Noble hinted that possible suitors could be at hand, in an announcement to the Singapore Exchange yesterday.
As vague as it was, the news was enough to galvanise investors, who sent the stock up 1.5 cents or 3.3 per cent higher to 47 cents yesterday. The rise came as a welcome relief after a 12 per cent drop on Thursday last week triggered a query and "trade with caution" warning from the SGX.
CMC Markets analyst Nicholas Teo said the mere mention of an interested investment or financing partner is positive for Noble's shares. "The massive sell-down last week was due to a mix of overreaction and month-end rollover, but the talk about these interested parties - even if they do not lead to any actual deal - sends the message that the company is nowhere near as messy as its free-falling share price reflects," he said.
"This is likely enough to make short-sellers rethink their position on Noble, which may see some share price recovery in at least the coming days."
- Monitoring by SGX
The SGX said in a separate announcement yesterday that it will closely monitor developments in Noble and its shares. It responded to Noble's claim that misleading information was spread to manipulate the share price: "We stand ready to take action against any market misconduct, including any suspected manipulation, and will work with the relevant authorities as appropriate."
In its announcement to the SGX, Noble said: "The board would like to make the market aware that management has been approached by a number of parties in terms of potential financing, and strategic and/or investment options.
"While there can be no guarantee that any transaction will occur in the near future, management and the board are committed to maximising the value of Noble for its shareholders and stakeholders.
"We will keep the market informed as appropriate."
A company spokesperson declined to reveal anything more to The Straits Times beyond the announcement's details.
Talk of a major institution coming to Noble's rescue - potentially via a takeover - has repeatedly surfaced since the company came under attack over its accounting and governance.
Some pundits have compared Noble's situation to Olam's.
The latter, also a commodity firm, warded off short-selling attacks in 2012 after a unit of Temasek Holdings acquired a controlling stake in the company.

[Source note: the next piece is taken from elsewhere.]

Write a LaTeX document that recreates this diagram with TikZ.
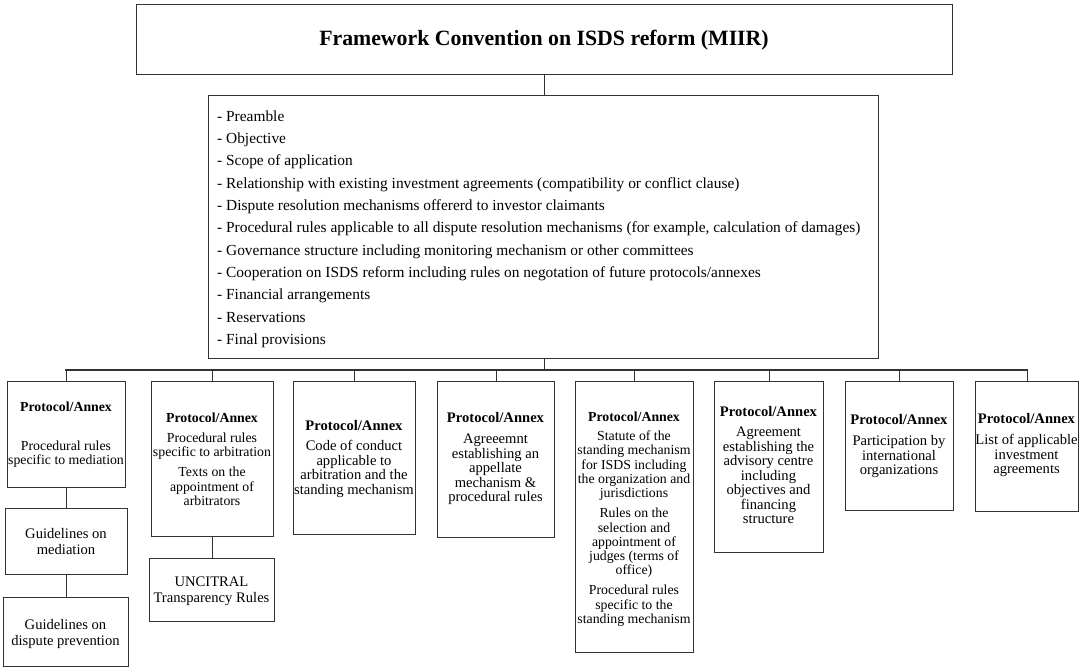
\documentclass[tikz,border=0pt]{standalone}
\usepackage{fontspec}
\setmainfont{Liberation Serif}
\newcommand\ctext[1]{\vtop{\halign{\hfil##\hfil\cr#1\crcr}}}
\tikzset{
  box/.style={draw=black!80, line width=1.3pt, inner sep=0pt, anchor=north west},
  conn/.style={draw=black!80, line width=1.3pt, line cap=rect},
  hdr/.style={font=\fontsize{13.8}{14.3}\selectfont\bfseries, inner sep=0pt, anchor=base},
  txt/.style={font=\fontsize{13.8}{14.3}\selectfont, inner sep=0pt, anchor=base},
  hdrL/.style={font=\fontsize{14.6}{14.5}\selectfont\bfseries, inner sep=0pt, anchor=base},
  txtL/.style={font=\fontsize{14.6}{14.5}\selectfont, inner sep=0pt, anchor=base},
  txtS/.style={font=\fontsize{14.6}{15.5}\selectfont, inner sep=0pt, anchor=base},
}
\begin{document}
\begin{tikzpicture}[x=1pt,y=-1pt]
\useasboundingbox (0,0) rectangle (1079,670);
% top box
\node[box, minimum width=816pt, minimum height=70pt] (top) at (136,4) {};
\node[font=\fontsize{21.8}{25}\selectfont\bfseries, inner sep=0pt, anchor=base] (title) at (544,45) {Framework Convention on ISDS reform (MIIR)};
% list box
\node[box, minimum width=670pt, minimum height=263pt] (lbox) at (208,95) {};
\node[font=\fontsize{15.4}{22.35}\selectfont, inner sep=0pt, anchor=base west] (items) at (217,121) {\vtop{%
\hbox{- Preamble}%
\hbox{- Objective}%
\hbox{- Scope of application}%
\hbox{- Relationship with existing investment agreements (compatibility or conflict clause)}%
\hbox{- Dispute resolution mechanisms offererd to investor claimants}%
\hbox{- Procedural rules applicable to all dispute resolution mechanisms (for example, calculation of damages)}%
\hbox{- Governance structure including monitoring mechanism or other committees}%
\hbox{- Cooperation on ISDS reform including rules on negotation of future protocols/annexes}%
\hbox{- Financial arrangements}%
\hbox{- Reservations}%
\hbox{- Final provisions}}};
% protocol boxes
\node[box, minimum width=118pt, minimum height=106pt] (p1) at (7,381) {};
\node[box, minimum width=122pt, minimum height=155pt] (p2) at (151,381) {};
\node[box, minimum width=122pt, minimum height=153pt] (p3) at (293,381) {};
\node[box, minimum width=117pt, minimum height=156pt] (p4) at (437,381) {};
\node[box, minimum width=118pt, minimum height=271pt] (p5) at (575,381) {};
\node[box, minimum width=109pt, minimum height=171pt] (p6) at (714,381) {};
\node[box, minimum width=108pt, minimum height=129pt] (p7) at (845,381) {};
\node[box, minimum width=103pt, minimum height=130pt] (p8) at (975,381) {};
% sub boxes
\node[box, minimum width=122pt, minimum height=66pt] (gm) at (5,508) {};
\node[box, minimum width=125pt, minimum height=69pt] (gdp) at (3,597) {};
\node[box, minimum width=125pt, minimum height=63pt] (unc) at (149,558) {};
% headers
\node[hdr] (h1) at (66,411.5) {Protocol/Annex};
\node[hdr] (h2) at (212,422.5) {Protocol/Annex};
\node[hdrL] (h3) at (354,430.5) {Protocol/Annex};
\node[hdrL] (h4) at (495.5,422.5) {Protocol/Annex};
\node[hdr] (h5) at (634,421.5) {Protocol/Annex};
\node[hdrL] (h6) at (768.5,416.5) {Protocol/Annex};
\node[hdrL] (h7) at (899,424.5) {Protocol/Annex};
\node[hdrL] (h8) at (1026.5,423.5) {Protocol/Annex};
% contents
\node[txt] (c1) at (66,450.5) {\ctext{Procedural rules\cr specific to mediation}};
\node[txt] (c2) at (212,442.5) {\ctext{Procedural rules\cr specific to arbitration\cr\noalign{\vskip5.7pt} Texts on the\cr appointment of\cr arbitrators}};
\node[txtL] (c3) at (354,450.5) {\ctext{Code of conduct\cr applicable to\cr arbitration and the\cr standing mechanism}};
\node[txtL] (c4) at (495.5,443.5) {\ctext{Agreeemnt\cr establishing an\cr appellate\cr mechanism \&\cr procedural rules}};
\node[txt] (c5) at (634,440.5) {\ctext{Statute of the\cr standing mechanism\cr for ISDS including\cr the organization and\cr jurisdictions\cr\noalign{\vskip5.7pt} Rules on the\cr selection and\cr appointment of\cr judges (terms of\cr office)\cr\noalign{\vskip5.7pt} Procedural rules\cr specific to the\cr standing mechanism}};
\node[txtL] (c6) at (768.5,436.5) {\ctext{Agreement\cr establishing the\cr advisory centre\cr including\cr objectives and\cr financing\cr structure}};
\node[txtL] (c7) at (899,445.5) {\ctext{Participation by\cr international\cr organizations}};
\node[txtL] (c8) at (1026.5,444.5) {\ctext{List of applicable\cr investment\cr agreements}};
\node[txtS] (cgm) at (66,538.5) {\ctext{Guidelines on\cr mediation}};
\node[txtS] (cgdp) at (65.5,629.5) {\ctext{Guidelines on\cr dispute prevention}};
\node[txtS] (cunc) at (211.5,586.5) {\ctext{UNCITRAL\cr Transparency Rules}};
% connectors
\coordinate (busL) at (66,370);
\coordinate (busR) at (1026.5,370);
\draw[conn] (top.south) -- (top.south |- lbox.north);
\draw[conn] (top.south |- lbox.south) -- (top.south |- busL);
\draw[conn] (busL) -- (busR);
\foreach \p in {p1,p2,p3,p4,p5,p6,p7,p8}
  \draw[conn] (\p.north) -- (\p.north |- busL);
\draw[conn] (p1.south) -- (p1.south |- gm.north);
\draw[conn] (p1.south |- gm.south) -- (p1.south |- gdp.north);
\draw[conn] (p2.south) -- (p2.south |- unc.north);
\end{tikzpicture}
\end{document}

Noble has continued to refute allegations that it is in financial trouble. It said in its SGX announcement yesterday that it will provide additional disclosures regarding the valuation of Yancoal and inventory sales, two areas that critics have focused on, amid allegations of accounting fraud.
The information will be made available on Aug 10 when Noble
announces its second-quarter results and the findings of a busi-ness model review conducted by accounting firm PwC.
The date has been brought forward by three days so that Nobel can address the allegations as soon as possible.
The company also stressed that its business performance is on track, noting that its performance for the three months to June 30 is "satisfactory" based on management accounts, with positive operating income and profits, even as net fair value gains dropped.
Said Noble: "Contrary to malicious rumours questioning our ability to fund the US$735 million (S$1 billion) bond redemption due on Aug 4, in fact the company has ample funds to do so and will still thereafter have readily available cash of well over US$1 billion."
It added that it still has around US$15 billion in bank lines.